Your story resonates with me, Been There. Like you, I put my father on a pedestal because he was the parent who didn't terrify the crap out of me with out-of-control rages, he never battered me, never even touched me in anger, and he never destroyed my soul, my self-esteem with verbally/emotionally vitriolic abuse like my bpd mother did.

But on the other hand my father didn't step forward in an assertive way, like a responsible parent, and intervene when his bpd wife engaged in verbal, emotional and physical abuse of us children, and he set no rules or limits on her parenting behaviors. He was a very non-confrontational kind of guy.

When our mother/his wife would focus her rage on him, he'd take the verbal abuse for a little while, and he might yell back at her for a few minutes but then he'd just bolt, leaving the house to drive around for hours until she'd cooled off. Mother usually "cooled off" by screaming at and battering Sister and me; dad had escaped but she wasn't "done" yet.

Unless there is a responsible, mentally healthy adult in the picture, living in the home or at least living nearby who is both willing and able to set strict rules RE their bpd spouse's or ex's parenting behaviors, the children are basically screwed.

Children in such circumstances have no option but to develop very unhealthy coping mechanisms when their primary caregiver is emotionally disregulated, unpredictable (highly impulsive), engages in self-harming or other-harming behaviors, views the child as "all good" or "all bad" (or alternates between the two) and is paranoid and dissociative under stress.

My younger Sister developed big blocks of amnesia regarding her childhood and young teen years, and I lost my ability to feel my emotions. My memory is pretty intact, but I simply stopped feeling anything, for the most part. Now in late middle age, Sister and I are starting to remember and feel things more normally.
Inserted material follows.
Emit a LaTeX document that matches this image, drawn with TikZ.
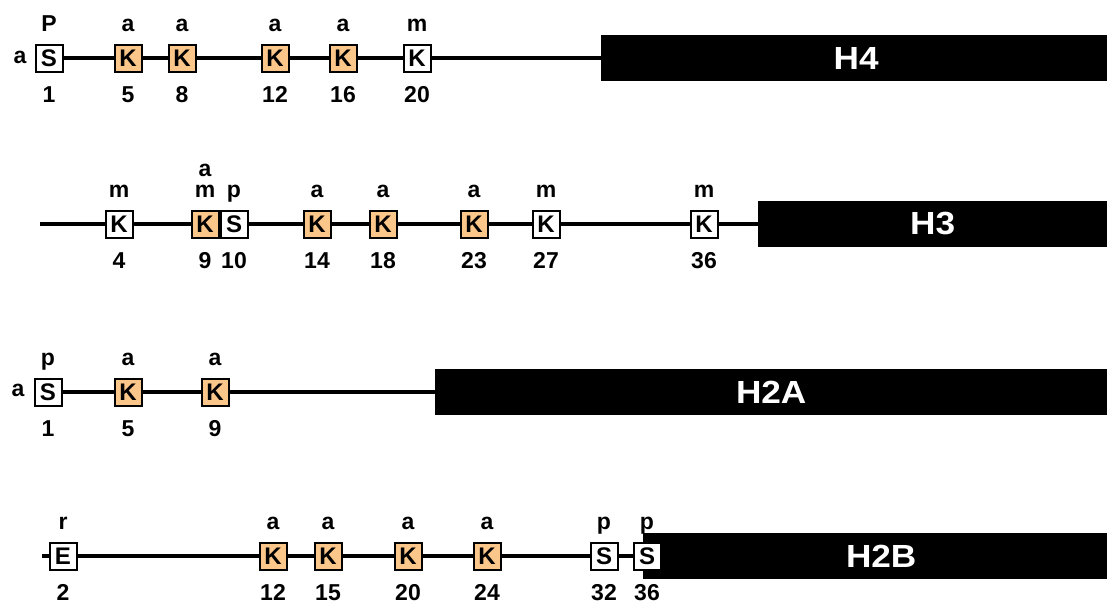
\documentclass[tikz,border=0pt]{standalone}
\usepackage{fontspec}
\setmainfont{Liberation Sans}
\usetikzlibrary{backgrounds}
\definecolor{korange}{RGB}{250,198,138}
\newcommand{\resi}[7]{%
  \node[#4] (#1) at (#2,#3) {#5};
  \node[mod,anchor=base] (#1t) at (#2,#3-27) {#6};
  \node[mod,anchor=base] (#1n) at (#2,#3+44) {#7};}
\newcommand{\barlabel}[1]{\scalebox{1.1}[1]{#1}}
\begin{document}
\begin{tikzpicture}[x=1pt,y=-1pt,
  res/.style={draw,line width=2pt,minimum size=27pt,inner sep=0pt,
    font=\fontsize{24}{24}\selectfont\bfseries,fill=white},
  acet/.style={res,fill=korange},
  mod/.style={font=\fontsize{23}{23}\selectfont\bfseries,inner sep=0pt},
  bar/.style={fill=black,inner sep=0pt,minimum height=46pt,anchor=west,
    text=white,font=\fontsize{32}{32}\selectfont\bfseries},
  chain/.style={line width=4pt}]
\useasboundingbox (0,0) rectangle (1107,600);

% ---------- H4 ----------
\node[bar,minimum width=506pt] (h4bar) at (601,58) {\hspace*{4pt}\barlabel{H4}};
\resi{h4s1}{49}{58}{res}{S}{P}{1}
\resi{h4k5}{128}{58}{acet}{K}{a}{5}
\resi{h4k8}{182}{58}{acet}{K}{a}{8}
\resi{h4k12}{275}{58}{acet}{K}{a}{12}
\resi{h4k16}{343}{58}{acet}{K}{a}{16}
\resi{h4k20}{417}{58}{res}{K}{m}{20}
\node[mod,anchor=base] (h4nterm) at (20,63) {a};

% ---------- H3 ----------
\node[bar,minimum width=349pt] (h3bar) at (758,224) {\barlabel{H3}};
\coordinate (h3start) at (40,224);
\resi{h3k4}{119}{224}{res}{K}{m}{4}
\resi{h3k9}{205}{224}{acet}{K}{m}{9}
\resi{h3s10}{234}{224}{res}{S}{p}{10}
\node[mod,anchor=base] (h3k9t2) at (205,176) {a};
\resi{h3k14}{317}{224}{acet}{K}{a}{14}
\resi{h3k18}{383}{224}{acet}{K}{a}{18}
\resi{h3k23}{474}{224}{acet}{K}{a}{23}
\resi{h3k27}{546}{224}{res}{K}{m}{27}
\resi{h3k36}{704}{224}{res}{K}{m}{36}

% ---------- H2A ----------
\node[bar,minimum width=672pt] (h2abar) at (435,392) {\barlabel{H2A}};
\resi{h2as1}{48}{392}{res}{S}{p}{1}
\resi{h2ak5}{128}{392}{acet}{K}{a}{5}
\resi{h2ak9}{215}{392}{acet}{K}{a}{9}
\node[mod,anchor=base] (h2anterm) at (18,396) {a};

% ---------- H2B ----------
\node[bar,minimum width=464pt] (h2bbar) at (643,556) {\hspace*{12pt}\barlabel{H2B}};
\coordinate (h2bstart) at (42,556);
\resi{h2be2}{63}{556}{res}{E}{r}{2}
\resi{h2bk12}{273}{556}{acet}{K}{a}{12}
\resi{h2bk15}{328}{556}{acet}{K}{a}{15}
\resi{h2bk20}{408}{556}{acet}{K}{a}{20}
\resi{h2bk24}{487}{556}{acet}{K}{a}{24}
\resi{h2bs32}{604}{556}{res}{S}{p}{32}
\resi{h2bs36}{647}{556}{res}{S}{p}{36}

\begin{scope}[on background layer]
  \draw[chain] (h4s1.center) -- (h4bar.west);
  \draw[chain] (h3start) -- (h3bar.west);
  \draw[chain] (h2as1.center) -- (h2abar.west);
  \draw[chain] (h2bstart) -- (h2bbar.west);
\end{scope}
\end{tikzpicture}
\end{document}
Just spending some time with a child, modelling calm, rational, joyful, mentally healthy behaviors for the child, reassuring the child that he or she is a good person, reassuring the child that he or she is not the cause of their parent's emotional illness, reassuring the child that you actually like the child and enjoy their company, telling the child that you believe in him or her, that you have no doubt that they'll do fine in life and can count on you for advice and support... that kind of thing will go a LONG way toward helping the children of mentally ill parents buffer their resilience and give them hope.